The investment, announced in June, will be used in part to enter the Latin American market. Blue I is already testing 20 of its units at condo pools in Brazil. Previously, the company helped make sure that pools were safe and clean during the Beijing 2008 Olympics.
This Prizma pool purification is working in Germany
Blue I was founded in 2003 and is now controlled by the Shaked Global Group, Docor International Management and Tene Investment Funds. This investment group is also helping the Israeli company enter Asia. One of the latest deals is for the Guangdong region of China.
“We are on the verge of being huge,” Diamant promises.
The case of Coca-Cola
While new water monitoring companies are connecting to smart water networks, the Internet cloud and smartphones, Blue I was one of the first to define this space.
“We are really pioneers in this very traditional world,” Diamant says.
There are already tens of thousands of Blue I systems operating around the world. Typically they are sold through distributors, including one that provides products for bottling plants.
Blue I currently has its technology installed in 25 Coca-Cola plants, from Israel to India. The giant soft-drink maker likes the system’s ability to detect even trace levels of chlorine. Diamant says this is critical because chlorine is added to the plant’s water to sterilize it, and then must be entirely removed before being made into soda-pop.

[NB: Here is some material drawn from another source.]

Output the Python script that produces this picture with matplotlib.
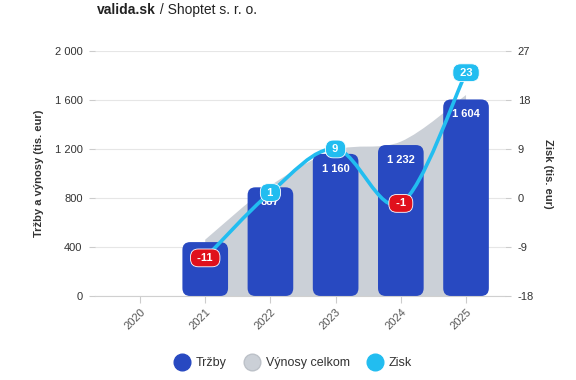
import numpy as np
import matplotlib.pyplot as plt
from matplotlib.path import Path
from matplotlib.patches import PathPatch, FancyBboxPatch
from matplotlib.lines import Line2D

plt.rcParams['font.family'] = ['Liberation Sans', 'DejaVu Sans']
plt.rcParams['axes.unicode_minus'] = False

# data (tis. eur)
years = ['2020', '2021', '2022', '2023', '2024', '2025']
trzby = [None, 440, 887, 1160, 1232, 1604]
vynosy = [None, 460, 900, 1190, 1260, 1640]
zisk = [None, -11, 1, 9, -1, 23]

bar_color = '#2849c1'
area_color = '#cbd0d7'
line_color = '#22bdf0'
red = '#e0101c'


def smooth_path(xs, ys, close_to=None):
    # cubic bezier through the points (catmull-rom style handles)
    pts = list(zip(xs, ys))
    verts = [pts[0]]
    codes = [Path.MOVETO]
    n = len(pts)
    for i in range(n - 1):
        p0 = pts[i - 1] if i > 0 else pts[i]
        p1 = pts[i]
        p2 = pts[i + 1]
        p3 = pts[i + 2] if i + 2 < n else pts[i + 1]
        c1 = (p1[0] + (p2[0] - p0[0]) / 6, p1[1] + (p2[1] - p0[1]) / 6)
        c2 = (p2[0] - (p3[0] - p1[0]) / 6, p2[1] - (p3[1] - p1[1]) / 6)
        verts += [c1, c2, p2]
        codes += [Path.CURVE4] * 3
    if close_to is not None:
        verts += [(xs[-1], close_to), (xs[0], close_to), (xs[0], close_to)]
        codes += [Path.LINETO, Path.LINETO, Path.CLOSEPOLY]
    return Path(verts, codes)


fig = plt.figure(figsize=(5.76, 3.8), dpi=100)
ax = fig.add_axes([0.165, 0.221, 0.712, 0.645])
ax2 = ax.twinx()

x = np.arange(len(years))
idx = [i for i in x if trzby[i] is not None]

# výnosy celkom - grey area
ax.add_patch(PathPatch(smooth_path([x[i] for i in idx], [vynosy[i] for i in idx], close_to=0),
                       facecolor=area_color, edgecolor='none', zorder=1))

# tržby - rounded bars
w = 0.7
for i in idx:
    ax.add_patch(FancyBboxPatch((x[i] - w / 2, 0), w, trzby[i],
                                boxstyle='round,pad=0,rounding_size=0.12',
                                mutation_aspect=530,
                                facecolor=bar_color, edgecolor='none', zorder=2))
    if i > 1:  # 2021 label is hidden under the profit label in the original
        ax.text(x[i], trzby[i] - 120, f'{trzby[i]:,}'.replace(',', ' '), ha='center', va='center',
                color='white', fontsize=8, fontweight='bold', zorder=3)

ax.set_xlim(-0.69, 5.6)
ax.set_ylim(0, 2000)
ax.set_yticks(range(0, 2001, 400))
ax.set_yticklabels([f'{v:,}'.replace(',', ' ') for v in range(0, 2001, 400)])
ax.set_xticks(x)
ax.set_xticklabels(years, rotation=45, ha='right', rotation_mode='anchor')
ax.grid(axis='y', color='#e6e6e6', lw=0.8)
ax.set_axisbelow(True)
for s in ['top', 'right', 'left']:
    ax.spines[s].set_visible(False)
ax.spines['bottom'].set_color('#d0d0d0')
ax.tick_params(axis='y', length=4, color='#cccccc', labelsize=8, labelcolor='#333333', pad=5)
ax.tick_params(axis='x', length=5, color='#cccccc', labelsize=8, labelcolor='#555555', pad=3)
ax.set_ylabel('Tržby a výnosy (tis. eur)', fontsize=8, fontweight='bold', color='#333333', labelpad=8)

# zisk - smooth line with labels
ax2.set_ylim(-18, 27)
ax2.set_yticks(range(-18, 28, 9))
for s in ['top', 'right', 'left', 'bottom']:
    ax2.spines[s].set_visible(False)
ax2.tick_params(axis='y', length=4, color='#cccccc', labelsize=8, labelcolor='#333333', pad=5)
ax2.set_ylabel('Zisk (tis. eur)', fontsize=8, fontweight='bold', color='#333333',
               rotation=270, labelpad=14)
ax2.add_patch(PathPatch(smooth_path([x[i] for i in idx], [zisk[i] for i in idx]),
                        facecolor='none', edgecolor=line_color, lw=2.6, zorder=4,
                        capstyle='round', joinstyle='round'))
for i in idx:
    c = red if zisk[i] < 0 else line_color
    ax2.text(x[i], zisk[i], f' {zisk[i]} ', ha='center', va='center', color='white',
             fontsize=8, fontweight='bold', zorder=6,
             bbox=dict(boxstyle='round,pad=0.35,rounding_size=0.7', fc=c, ec='white', lw=0.6))
ax.set_zorder(0)
ax2.set_zorder(1)

# title
t1 = fig.text(0.168, 0.962, 'valida.sk', fontsize=10, fontweight='bold', color='#222222')
fig.text(0, 0, ' / Shoptet s. r. o.', fontsize=10, color='#222222')
fig.canvas.draw()
bb = t1.get_window_extent().transformed(fig.transFigure.inverted())
fig.texts[-1].set_position((bb.x1, 0.962))

# legend
handles = [Line2D([], [], marker='o', ls='none', ms=12, mfc=bar_color, mec=bar_color),
           Line2D([], [], marker='o', ls='none', ms=12, mfc=area_color, mec='#bcc1c8'),
           Line2D([], [], marker='o', ls='none', ms=12, mfc=line_color, mec=line_color)]
fig.legend(handles, ['Tržby', 'Výnosy celkom', 'Zisk'], loc='center', bbox_to_anchor=(0.505, 0.045),
           ncol=3, frameon=False, fontsize=9, handletextpad=0.1, columnspacing=1.0,
           labelcolor='#333333')

fig.savefig('out.png', dpi=100)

The Coca-Cola bottling plant in India uses Blue I
The company’s independent bottling sites need to be 100 percent sure that no chlorine gets into the world’s favorite drink, and Blue I can give them that guarantee, she says.

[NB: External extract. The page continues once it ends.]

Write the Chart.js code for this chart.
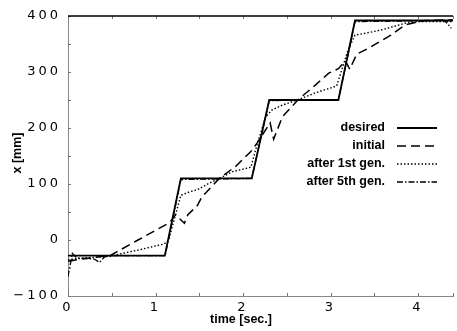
<!DOCTYPE html>
<html>
<head>
  <meta name="viewport" content="width=device-width, initial-scale=1.0">
  <title>Trajectory learning</title>
  <script src="https://cdn.jsdelivr.net/npm/chart.js"></script>
  <style>
    body { margin: 0; padding: 0; background: #fff; }
    #wrap { width: 457px; height: 331px; }
  </style>
</head>
<body>
  <div id="wrap"><canvas id="myChart"></canvas></div>

  <script>
    // data (time in sec, position in mm)
    const desiredT = [0, 1.106, 1.29, 2.10, 2.30, 3.09, 3.28, 4.40];
    const desiredX = [-28, -28, 110, 110, 250, 250, 392, 392];

    const initialT = [0, 0.2, 0.48, 0.8, 1.16, 1.23, 1.33, 1.37, 1.48, 1.53, 1.73, 1.92, 2.09, 2.16, 2.31, 2.35, 2.45, 2.64, 2.83, 2.98, 3.09, 3.17, 3.22, 3.30, 3.43, 3.69, 3.85, 4.08, 4.40];
    const initialX = [-38, -33, -28, 0, 31, 45, 30, 45, 62, 77, 110, 132, 158, 173, 209, 180, 220, 252, 277, 298, 306, 320, 305, 332, 342, 366, 384, 392, 393];

    const gen1T = [0, 0.2, 0.48, 0.8, 1.10, 1.15, 1.29, 1.39, 1.48, 1.61, 1.73, 1.88, 2.09, 2.16, 2.26, 2.33, 2.45, 2.64, 2.83, 3.07, 3.20, 3.28, 3.39, 3.58, 3.85, 4.00, 4.40];
    const gen1X = [-35, -32, -29, -18, -7, 0, 80, 86, 90, 101, 110, 122, 130, 170, 220, 232, 241, 251, 263, 275, 339, 366, 369, 375, 387, 390, 390];

    const gen5T = [0, 0.05, 0.1, 0.2, 0.3, 0.36, 0.42, 0.5, 1.11, 1.29, 2.10, 2.30, 3.09, 3.28, 4.30, 4.34, 4.38];
    const gen5X = [-65, -24, -32, -33, -34, -40, -30, -28, -28, 108, 110, 249, 250, 390, 392, 386, 378];

    const seriesNames = ['desired', 'initial', 'after 1st gen.', 'after 5th gen.'];
    const xTitle = 'time [sec.]';
    const yTitle = 'x [mm]';

    function pts(ts, xs) {
      return ts.map((t, i) => ({ x: t, y: xs[i] }));
    }

    // spaced-out tick digits like the original plot
    const tickSpacing = {
      id: 'tickSpacing',
      beforeDraw(chart) { chart.ctx.letterSpacing = '3px'; },
      beforeDatasetsDraw(chart) { chart.ctx.letterSpacing = '0px'; }
    };

    // legend, axis titles, inward tick marks and the top frame line
    const extras = {
      id: 'extras',
      afterDraw(chart) {
        const ctx = chart.ctx;
        const a = chart.chartArea;
        const sx = chart.scales.x, sy = chart.scales.y;
        ctx.save();
        ctx.letterSpacing = '0px';

        // inward tick marks
        ctx.strokeStyle = '#777';
        ctx.lineWidth = 1;
        ctx.beginPath();
        sx.ticks.forEach(t => {
          const px = Math.round(sx.getPixelForValue(t.value)) + 0.5;
          ctx.moveTo(px, a.bottom);
          ctx.lineTo(px, a.bottom - 3);
          ctx.moveTo(px, a.top);
          ctx.lineTo(px, a.top + 3);
        });
        sy.ticks.forEach(t => {
          const py = Math.round(sy.getPixelForValue(t.value)) + 0.5;
          ctx.moveTo(a.left, py);
          ctx.lineTo(a.left + 3, py);
        });
        ctx.stroke();

        // legend
        const textRight = 385, lineL = 397, lineR = 437;
        let y = 128;
        ctx.font = 'bold 12.5px "Liberation Sans"';
        ctx.textAlign = 'right';
        ctx.textBaseline = 'middle';
        chart.data.datasets.forEach(ds => {
          ctx.fillStyle = '#000';
          ctx.fillText(ds.label, textRight, y);
          ctx.strokeStyle = ds.borderColor;
          ctx.lineWidth = ds.borderWidth;
          ctx.setLineDash(ds.borderDash || []);
          ctx.beginPath();
          ctx.moveTo(lineL, y);
          ctx.lineTo(lineR, y);
          ctx.stroke();
          y += 18;
        });

        // axis titles
        ctx.setLineDash([]);
        ctx.textAlign = 'center';
        ctx.fillText(xTitle, 241, 320);
        ctx.save();
        ctx.translate(18, 153);
        ctx.rotate(-Math.PI / 2);
        ctx.fillText(yTitle, 0, 0);
        ctx.restore();

        // top frame line
        ctx.strokeStyle = '#000';
        ctx.lineWidth = 1.5;
        ctx.beginPath();
        ctx.moveTo(a.left, a.top);
        ctx.lineTo(a.right, a.top);
        ctx.stroke();
        ctx.restore();
      }
    };

    const ctx = document.getElementById('myChart').getContext('2d');
    const chart = new Chart(ctx, {
      type: 'line',
      data: {
        datasets: [{
          label: seriesNames[0],
          data: pts(desiredT, desiredX),
          borderColor: '#000',
          borderWidth: 1.8
        }, {
          label: seriesNames[1],
          data: pts(initialT, initialX),
          borderColor: '#000',
          borderWidth: 1.5,
          borderDash: [9, 5]
        }, {
          label: seriesNames[2],
          data: pts(gen1T, gen1X),
          borderColor: '#000',
          borderWidth: 1.4,
          borderDash: [1.5, 2]
        }, {
          label: seriesNames[3],
          data: pts(gen5T, gen5X),
          borderColor: '#000',
          borderWidth: 1.3,
          borderDash: [6, 2, 1.5, 2]
        }]
      },
      options: {
        responsive: true,
        maintainAspectRatio: false,
        animation: false,
        elements: { point: { radius: 0 }, line: { tension: 0 } },
        layout: { padding: { top: 16, right: 2, left: 0, bottom: 0 } },
        plugins: { legend: { display: false }, tooltip: { enabled: false } },
        scales: {
          x: {
            type: 'linear',
            min: 0,
            max: 4.4,
            afterFit(s) { s.height = 35; },
            border: { display: true, color: '#888', dash: [1, 2], width: 1 },
            grid: { drawOnChartArea: false, drawTicks: false },
            ticks: {
              stepSize: 0.5,
              padding: 4,
              maxRotation: 0,
              autoSkip: false,
              color: '#000',
              font: { family: 'DejaVu Sans', size: 13 },
              callback: v => Number.isInteger(v) ? String(v) : ''
            }
          },
          y: {
            min: -100,
            max: 400,
            afterFit(s) { s.width = 68; },
            border: { display: true, color: '#888', dash: [1, 2], width: 1 },
            grid: { drawOnChartArea: false, drawTicks: false },
            ticks: {
              stepSize: 50,
              padding: 7,
              autoSkip: false,
              color: '#000',
              font: { family: 'DejaVu Sans', size: 13 },
              callback: v => v % 100 === 0 ? String(v).replace('-', '\u2212') : ''
            }
          }
        }
      },
      plugins: [tickSpacing, extras]
    });
  </script>
</body>
</html>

Blue I employs 25 people in Israel, based in Rosh Ha’Ayin’s Afek Industrial Park. The company was located in Kibbutz Ramat Rachel on the southern border of Jerusalem until it split from its sister company, Mapal Pools, to form its own entity. It offers about a dozen products.
Within Israel, Blue I clients include Israel’s national water carrier, Mekorot, as well as Israel’s Oil Refineries.